In 2010, the IRS made drastic changes to the filing requirements for Registered Domestic Partners (RDPs) in Washington State. Didn’t know about these changes? You are not alone. It was a scramble for many in 2011. Some learned of the changes just before the filing deadline, while others remained unaware until after they had filed their returns.
During the 2010 tax year, the IRS began to acknowledge the community property rights granted to Washington RDPs under state law. At first, a federal agency recognizing same-sex relationships sounded exciting. It soon became clear however that the IRS is certainly not recognizing these relationships. Rather, they are simply allocating and taxing income according to who Washington says it belongs to. This is not to say that the new rules are a bad thing. While they still fail to provide the same tax protections afforded spouses, the new rules are beneficial to many RDP taxpayers. The trouble is that they are confusing and burdensome to follow.
For spouses, who are able to file jointly, community property does not pose a problem. Everything is combined onto one return so it doesn’t matter whose is whose. For RDPs, who cannot file jointly, recognition of community property is a big problem. In a community property state, the old adage “what’s mine is yours, what’s yours is mine” is true, and it applies to income. The question then becomes how to report this income for tax purposes.
Let’s start from the beginning. This is not the first time that taxpayers have been faced with this problem. The community property concept dates back to early Germanic tribes, long before the advent of joint tax returns. Community tax reporting issues first arose in the 1930s when a man by the name of Seaborn, coincidentally from Washington, reported only half of his wages to the IRS. Seaborn reasoned, and rightly so, that he should only have to pay tax on half of the income since, according to state law, only half of it was his. The IRS disagreed and assessed interest and penalties on his return. A series of legal battles then began and the US Supreme Court eventually ruled in Seaborn’s favor. As a result, Congress amended the tax code and created joint tax returns.
Once spouses were able to combine income onto one return, the issue was largely forgotten. Then, seventy five years later, California became the first state to grant community property rights to same-sex couples and a similar tax reporting problem arose. The first arguments for RDP community property recognition began in 2005. When the IRS responded, one year later in 2006, they said that the precedence created by the Seaborn case only applied to spouses and that RDPs are not spouses as defined by the Defense of Marriage Act (DOMA). After several court cases in the state of California, culminating in May of 2010, the IRS finally changed its position. Now, same-sex spouses in California, and by default RDPs in Washington and Nevada, are required to file according to community property rules.

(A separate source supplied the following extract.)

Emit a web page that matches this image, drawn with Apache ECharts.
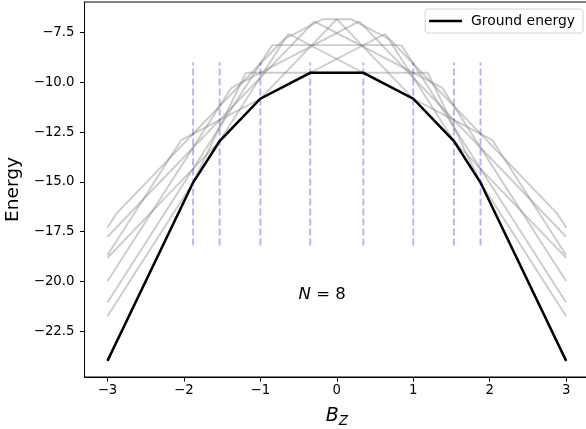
<!DOCTYPE html>
<html>
<head>
<meta charset="utf-8">
<script src="https://cdn.jsdelivr.net/npm/echarts@6/dist/echarts.min.js"></script>
<style>
html,body{margin:0;padding:0;background:#fff;}
#chart{width:586px;height:429px;}
</style>
</head>
<body>
<div id="chart"></div>
<script>
// ---- data ----
const xTicks = [-3, -2, -1, 0, 1, 2, 3];
const yTicks = [-22.5, -20, -17.5, -15, -12.5, -10, -7.5];

// ground energy (black polyline)
const groundB = [-3, -1.8795, -1.532, -1, -0.3475, 0.3475, 1, 1.532, 1.8795, 3];
const groundE = [-24, -15.036, -12.951, -10.823, -9.518, -9.518, -10.823, -12.951, -15.036, -24];

// level crossings of the ground state (blue dashed lines)
const crossingB = [-1.8795, -1.532, -1.0, -0.3475, 0.3475, 1.0, 1.532, 1.8795];
const dashRangeE = [-18.2, -9.0];

// low-lying excited levels (grey), as straight pieces [B1, E1, B2, E2]
const excitedSegments = [
  [-1.190, -9.518, 1.190, -9.518],
  [-0.837, -8.128, 0.837, -8.128],
  [-0.185, -6.823, 0.185, -6.823],
  [-0.627, -7.570, 2.032, -12.887],
  [-2.032, -12.887, 0.627, -7.570],
  [-0.293, -6.932, 1.380, -10.277],
  [-1.380, -10.277, 0.293, -6.932],
  [0.185, -6.823, 0.695, -7.844],
  [-0.695, -7.844, -0.185, -6.823],
  [0.837, -8.128, 0.848, -8.149],
  [-0.848, -8.149, -0.837, -8.128],
  [0, -6.823, 3, -18.823],
  [-3, -18.823, 0, -6.823],
  [0.293, -6.932, 3, -17.759],
  [-3, -17.759, -0.293, -6.932],
  [0.627, -7.570, 0.653, -7.674],
  [-0.653, -7.674, -0.627, -7.570],
  [0.695, -7.844, 2.880, -16.582],
  [-2.880, -16.582, -0.695, -7.844],
  [0.653, -7.674, 3, -21.759],
  [-3, -21.759, -0.653, -7.674],
  [0.848, -8.149, 3, -21.064],
  [-3, -21.064, -0.848, -8.149],
  [1.380, -10.277, 3, -20.000],
  [-3, -20.000, -1.380, -10.277],
  [2.032, -12.887, 3, -18.695],
  [-3, -18.695, -2.032, -12.887],
  [2.880, -16.582, 3, -17.305],
  [-3, -17.305, -2.880, -16.582],
  [1.190, -9.518, 3, -24.000],
  [-3, -24.000, -1.190, -9.518]
];

const annotationPos = [-0.5, -21.0];

// ---- chart ----
const FONT = 'DejaVu Sans';
const minus = s => String(s).replace('-', '\u2212');
const chart = echarts.init(document.getElementById('chart'), null, {renderer: 'canvas'});

const series = [];
excitedSegments.forEach((s, i) => {
  series.push({
    type: 'line', name: 'excited' + i,
    data: [[s[0], s[1]], [s[2], s[3]]],
    symbol: 'none', silent: true, animation: false,
    lineStyle: {color: 'rgba(128,128,128,0.4)', width: 1.9, cap: 'butt'},
    z: 2
  });
});
series.push({
  type: 'line', name: 'Ground energy',
  data: groundB.map((b, i) => [b, groundE[i]]),
  symbol: 'none', animation: false,
  lineStyle: {color: '#000', width: 2.5, join: 'miter'},
  itemStyle: {color: '#000'},
  z: 3
});
crossingB.forEach((b, i) => {
  series.push({
    type: 'line', name: 'cross' + i,
    data: [[b, dashRangeE[0]], [b, dashRangeE[1]]],
    symbol: 'none', silent: true, animation: false,
    lineStyle: {color: 'rgba(0,0,255,0.3)', width: 1.9, type: [7, 3], cap: 'butt'},
    z: 4
  });
});

chart.setOption({
  animation: false,
  backgroundColor: '#fff',
  grid: {left: 84.5, top: 2, width: 504.6, height: 375, show: true, borderColor: '#000', borderWidth: 1,
         containLabel: false, outerBoundsMode: 'none'},
  legend: {
    data: ['Ground energy'],
    right: 3, top: 9,
    orient: 'horizontal',
    icon: 'rect', itemWidth: 33, itemHeight: 2.5, itemGap: 8,
    padding: [5, 8, 5, 4],
    borderColor: '#d3d3d3', borderWidth: 1, borderRadius: 3,
    backgroundColor: 'rgba(255,255,255,0.8)',
    textStyle: {fontFamily: FONT, fontSize: 13.9, color: '#000', padding: [0, 0, 0, 4]}
  },
  xAxis: {
    type: 'value', min: -3.3, max: 3.3,
    axisLine: {show: true, onZero: false, lineStyle: {color: '#000', width: 1}},
    axisTick: {show: true, length: 4.5, customValues: xTicks, lineStyle: {color: '#000', width: 1}},
    axisLabel: {customValues: xTicks, formatter: v => minus(v), fontFamily: FONT, fontSize: 13.3, color: '#000', margin: 7},
    splitLine: {show: false},
    name: '{b|B}{s|Z}', nameLocation: 'middle', nameGap: 28,
    nameTextStyle: {
      rich: {
        b: {fontFamily: FONT, fontStyle: 'italic', fontSize: 19, color: '#000'},
        s: {fontFamily: FONT, fontStyle: 'italic', fontSize: 13.5, color: '#000', padding: [9, 0, 0, 0]}
      }
    }
  },
  yAxis: {
    type: 'value', min: -24.81, max: -5.96,
    axisLine: {show: true, onZero: false, lineStyle: {color: '#000', width: 1}},
    axisTick: {show: true, length: 4.5, customValues: yTicks, lineStyle: {color: '#000', width: 1}},
    axisLabel: {customValues: yTicks, formatter: v => minus(Number(v).toFixed(1)), fontFamily: FONT, fontSize: 13.3, color: '#000', margin: 10},
    splitLine: {show: false},
    name: 'Energy', nameLocation: 'middle', nameGap: 60, nameRotate: 90,
    nameTextStyle: {fontFamily: FONT, fontSize: 18.5, color: '#000'}
  },
  series: series
});

const p = chart.convertToPixel({gridIndex: 0}, annotationPos);
chart.setOption({
  graphic: [{
    type: 'text', x: p[0], y: p[1] - 6, silent: true, z: 10,
    style: {
      text: '{i|N}{n| = 8}',
      verticalAlign: 'middle', align: 'left',
      rich: {
        i: {fontFamily: FONT, fontStyle: 'italic', fontSize: 16.5, fill: '#000', color: '#000'},
        n: {fontFamily: FONT, fontSize: 16.5, fill: '#000', color: '#000'}
      }
    }
  }]
});
</script>
</body>
</html>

Unfortunately, there is very little IRS instruction on how to follow these rules. To date, the only guidance is an FAQ page and a publication that was originally written for spouses who are married filing separately. The IRS merely inserted “Or RDP/Same Sex Spouse in California” throughout the text of the publication and, thanks to DOMA, much of it is inapplicable as it is filled with explanations of rules that only apply to spouses.
Luckily, once you figure out how to file the return, and what numbers to put on it, the end result may be a larger refund. Those who benefit most are couples in which one partner is a significantly higher earner than the other, or those in which one partner does not work at all. In these situations, when the incomes are combined and split, because most income is community income, the income is taxed at a lower rate. For example, if one partner makes $100,000 and the other $0, and it is all community income, each partner will report $50,000. The tax rate is lower at $50,000 than it is at $100,000. This means that the entire $100,000 is taxed at a lower rate, resulting in less tax owed. In the example above, even a 2% drop in tax rate could mean a $2,000 savings.
Additionally, the IRS is allowing, but not requiring, taxpayers to amend prior year returns in order to apply the rules retroactively. You may want to consider amending your 2009 and 2010 returns. If the new rules would have resulted in a larger refund in one of these years, amending may get you a check from the IRS, with interest.
The new rules can be complex and there are many issues I have neglected to go into here. I’ll be posting more entries discussing these issues in more detail, along with various methods of handling them. Until then, take solace in the confusion. Many believe that these uncertainties will lead to a new federal filing status option for Registered Domestic Partners. As unsatisfying and incomplete as the new rules are, they just may be a stepping stone to marriage equality.